A good dog vest usually has a mesh layer between the more durable nylon. This keeps the less breathable material from directly touching the dog and allows better airflow to vent out some of the dog’s body heat.
In hunting situations in the warmer seasons where the dog might not need as much protection such as dove hunting, nylon vests are not even needed, and a mesh vest in hunter’s orange is perfect for the situation.
Having several durable and well-placed handles on a dog’s vest is necessary for waterfowl hunting. The vest not only serves as an insulator and floating device but also as a carrier and is valuable when having to pull your dog into the boat.
These handles should be sturdy and be situated along the back of the dog near the front and back of the vest to distribute the weight of the pull comfortably along its body.
As we wrap up this article, it is important to keep in mind that tactical dog vests serve a variety of purposes and depending on the situation, might be the best option for your furry companion.

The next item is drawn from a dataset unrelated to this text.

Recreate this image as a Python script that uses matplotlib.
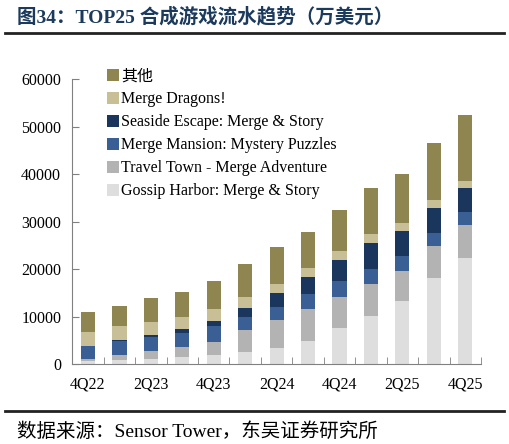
import matplotlib.pyplot as plt
import numpy as np

quarters = ['4Q22', '1Q23', '2Q23', '3Q23', '4Q23', '1Q24', '2Q24',
            '3Q24', '4Q24', '1Q25', '2Q25', '3Q25', '4Q25']

# 万美元, bottom of stack first
gossip = [570, 840, 1120, 1540, 1900, 2530, 3310, 4910, 7650, 10180, 13210, 18120, 22400]
travel = [480, 1050, 1620, 2110, 2800, 4640, 5960, 6680, 6410, 6620, 6320, 6740, 6950]
mansion = [2800, 2950, 3010, 2950, 3370, 2740, 2740, 3100, 3500, 3220, 3160, 2800, 2740]
seaside = [0, 200, 420, 780, 1050, 1960, 2950, 3580, 4360, 5540, 5330, 5270, 4930]
dragons = [2950, 3010, 2740, 2470, 2400, 2190, 1960, 1900, 1900, 1830, 1690, 1690, 1540]
other = [4090, 4210, 4930, 5400, 5900, 7080, 7730, 7710, 8640, 9630, 10330, 11950, 13850]

series = [
    ('Gossip Harbor: Merge & Story', gossip, '#dedede'),
    ('Travel Town - Merge Adventure', travel, '#b3b3b3'),
    ('Merge Mansion: Mystery Puzzles', mansion, '#3a5f95'),
    ('Seaside Escape: Merge & Story', seaside, '#1b365d'),
    ('Merge Dragons!', dragons, '#c8bf96'),
    ('其他', other, '#8f8550'),
]

fonts = ['Liberation Serif', 'Noto Sans CJK SC']
plt.rcParams['font.family'] = fonts

fig = plt.figure(figsize=(5.09, 4.44), dpi=100)
ax = fig.add_axes([0.142, 0.180, 0.803, 0.641])

x = np.arange(len(quarters))
bottom = np.zeros(len(quarters))
handles = []
for name, vals, col in series:
    b = ax.bar(x, vals, width=0.45, bottom=bottom, color=col, label=name)
    handles.append(b)
    bottom += np.array(vals)

ax.set_xlim(-0.5, len(quarters) - 0.5)
ax.set_ylim(0, 60000)
ax.set_yticks(range(0, 60001, 10000))
ax.set_xticks(x[::2])
ax.set_xticklabels(quarters[::2])
ax.set_xticks(np.arange(-0.5, len(quarters), 1), minor=True)
ax.tick_params(axis='x', which='major', length=0, labelsize=11.5, pad=9)
ax.tick_params(axis='x', which='minor', direction='in', length=5, color='#808080')
ax.tick_params(axis='y', direction='in', length=5, color='#808080', labelsize=11.5, pad=8)

for s in ['top', 'right']:
    ax.spines[s].set_visible(False)
for s in ['left', 'bottom']:
    ax.spines[s].set_color('#808080')

leg = ax.legend(handles[::-1], [s[0] for s in series][::-1],
                loc='upper left', bbox_to_anchor=(0.05, 1.09),
                frameon=False, fontsize=11.5, handlelength=0.75, handleheight=0.75,
                handletextpad=0.15, labelspacing=0.44)

# title and source
fig.text(0.034, 0.962, '图34：TOP25 合成游戏流水趋势（万美元）', fontsize=14,
         fontweight='bold', color='#1b3a5c', va='center', family=fonts)
fig.add_artist(plt.Line2D([0.01, 0.99], [0.925, 0.925], color='#222222', lw=2))
fig.add_artist(plt.Line2D([0.01, 0.99], [0.074, 0.074], color='#222222', lw=2))
fig.text(0.034, 0.028, '数据来源：Sensor Tower，东吴证券研究所', fontsize=14,
         color='black', va='center', family=fonts)

fig.savefig('out.png', dpi=100)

Even in some hunting situations, a tactical vest might be a good option for your dog, especially when hunting larger and more dangerous game.
For other hunting purposes, such as upland birds, waterfowl, and rabbit, tactical dog vests will only hinder your canine’s ability to hunt and in some situations endanger the dog.
Our hunting dogs are more than just a tool to having a better hunt; they are often friends and even members of the family. Be sure to have their health and well-being in mind when determining how to outfit your companion for the hunt.
It is important for you, as the owner, to be aware of the cons of using tactical vests in certain situations and we hope that this article has provided you with a good basis of understanding of hunting situations tactical vests should not be utilized. We also hope we have outlined some specific attributes to look for picking out a proper hunting vest for your partner.